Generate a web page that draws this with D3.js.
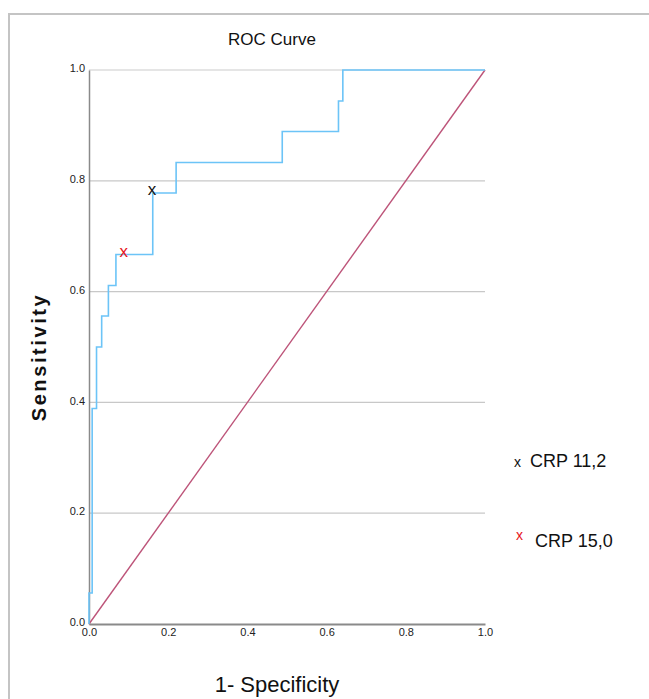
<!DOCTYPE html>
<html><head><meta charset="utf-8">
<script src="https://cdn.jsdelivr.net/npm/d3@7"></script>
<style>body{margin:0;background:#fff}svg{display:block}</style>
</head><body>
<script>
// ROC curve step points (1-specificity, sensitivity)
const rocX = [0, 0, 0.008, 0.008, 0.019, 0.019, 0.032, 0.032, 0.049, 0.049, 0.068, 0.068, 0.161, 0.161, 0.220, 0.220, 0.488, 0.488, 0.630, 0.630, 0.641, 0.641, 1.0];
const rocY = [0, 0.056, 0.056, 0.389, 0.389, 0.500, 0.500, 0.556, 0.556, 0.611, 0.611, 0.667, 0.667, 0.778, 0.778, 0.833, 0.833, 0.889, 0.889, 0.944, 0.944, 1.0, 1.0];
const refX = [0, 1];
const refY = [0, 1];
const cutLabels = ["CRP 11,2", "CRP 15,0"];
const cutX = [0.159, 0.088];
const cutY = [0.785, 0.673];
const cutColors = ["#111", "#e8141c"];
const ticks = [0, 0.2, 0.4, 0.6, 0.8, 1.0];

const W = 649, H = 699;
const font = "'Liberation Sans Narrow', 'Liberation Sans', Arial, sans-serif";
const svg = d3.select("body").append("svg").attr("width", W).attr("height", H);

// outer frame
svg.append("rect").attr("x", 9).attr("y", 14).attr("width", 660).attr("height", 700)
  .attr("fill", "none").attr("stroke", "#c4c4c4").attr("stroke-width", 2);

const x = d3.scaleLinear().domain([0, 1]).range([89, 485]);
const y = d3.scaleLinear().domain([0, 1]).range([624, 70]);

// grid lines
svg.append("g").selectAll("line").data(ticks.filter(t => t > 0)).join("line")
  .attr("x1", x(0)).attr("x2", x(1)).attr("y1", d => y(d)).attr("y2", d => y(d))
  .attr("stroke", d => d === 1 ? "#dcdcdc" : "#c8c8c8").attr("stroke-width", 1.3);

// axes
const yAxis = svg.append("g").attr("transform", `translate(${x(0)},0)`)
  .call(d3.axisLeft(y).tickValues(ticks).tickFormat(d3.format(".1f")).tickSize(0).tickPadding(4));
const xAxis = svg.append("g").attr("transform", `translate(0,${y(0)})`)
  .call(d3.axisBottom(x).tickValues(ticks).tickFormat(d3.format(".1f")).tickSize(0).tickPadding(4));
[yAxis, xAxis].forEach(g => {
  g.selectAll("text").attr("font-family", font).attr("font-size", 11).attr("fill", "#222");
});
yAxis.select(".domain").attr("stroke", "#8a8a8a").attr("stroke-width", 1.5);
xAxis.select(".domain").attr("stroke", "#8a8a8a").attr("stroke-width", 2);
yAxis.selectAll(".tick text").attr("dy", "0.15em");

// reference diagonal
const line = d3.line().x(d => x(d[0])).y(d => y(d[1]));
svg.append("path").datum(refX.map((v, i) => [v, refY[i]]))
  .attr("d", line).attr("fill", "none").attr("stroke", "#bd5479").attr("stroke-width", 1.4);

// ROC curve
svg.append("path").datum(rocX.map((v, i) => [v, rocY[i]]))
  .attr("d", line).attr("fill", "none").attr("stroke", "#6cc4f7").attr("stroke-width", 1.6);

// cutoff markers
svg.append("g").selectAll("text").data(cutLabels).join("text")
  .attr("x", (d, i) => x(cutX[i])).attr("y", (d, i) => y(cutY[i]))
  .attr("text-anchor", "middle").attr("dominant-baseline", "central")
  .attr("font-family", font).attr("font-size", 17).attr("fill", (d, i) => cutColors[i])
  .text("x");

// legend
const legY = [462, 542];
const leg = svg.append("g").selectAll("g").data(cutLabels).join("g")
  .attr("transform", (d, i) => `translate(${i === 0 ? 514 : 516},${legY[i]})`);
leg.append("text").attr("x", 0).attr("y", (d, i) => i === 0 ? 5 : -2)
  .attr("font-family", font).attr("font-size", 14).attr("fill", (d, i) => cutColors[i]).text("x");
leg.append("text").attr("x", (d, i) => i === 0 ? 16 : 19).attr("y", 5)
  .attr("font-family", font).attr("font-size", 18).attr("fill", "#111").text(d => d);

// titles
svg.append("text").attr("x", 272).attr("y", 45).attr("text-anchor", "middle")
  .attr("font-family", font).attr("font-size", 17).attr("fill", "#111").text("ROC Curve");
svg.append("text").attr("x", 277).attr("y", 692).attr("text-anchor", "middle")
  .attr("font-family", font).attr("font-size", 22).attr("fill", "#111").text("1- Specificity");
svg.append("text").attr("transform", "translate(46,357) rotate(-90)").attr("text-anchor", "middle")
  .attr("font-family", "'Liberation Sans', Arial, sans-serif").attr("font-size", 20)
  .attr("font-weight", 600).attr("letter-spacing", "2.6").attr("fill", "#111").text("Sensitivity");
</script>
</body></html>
--------------------------------
Task. Transcribe the opening line of the listing above, please, and every line after it through the line with "const ticks = [0, 0.2, 0.4, 0.6, 0.8, 1.0];", word for word, without pictures.

Full output.
Generate a web page that draws this with D3.js.
<!DOCTYPE html>
<html><head><meta charset="utf-8">
<script src="https://cdn.jsdelivr.net/npm/d3@7"></script>
<style>body{margin:0;background:#fff}svg{display:block}</style>
</head><body>
<script>
// ROC curve step points (1-specificity, sensitivity)
const rocX = [0, 0, 0.008, 0.008, 0.019, 0.019, 0.032, 0.032, 0.049, 0.049, 0.068, 0.068, 0.161, 0.161, 0.220, 0.220, 0.488, 0.488, 0.630, 0.630, 0.641, 0.641, 1.0];
const rocY = [0, 0.056, 0.056, 0.389, 0.389, 0.500, 0.500, 0.556, 0.556, 0.611, 0.611, 0.667, 0.667, 0.778, 0.778, 0.833, 0.833, 0.889, 0.889, 0.944, 0.944, 1.0, 1.0];
const refX = [0, 1];
const refY = [0, 1];
const cutLabels = ["CRP 11,2", "CRP 15,0"];
const cutX = [0.159, 0.088];
const cutY = [0.785, 0.673];
const cutColors = ["#111", "#e8141c"];
const ticks = [0, 0.2, 0.4, 0.6, 0.8, 1.0];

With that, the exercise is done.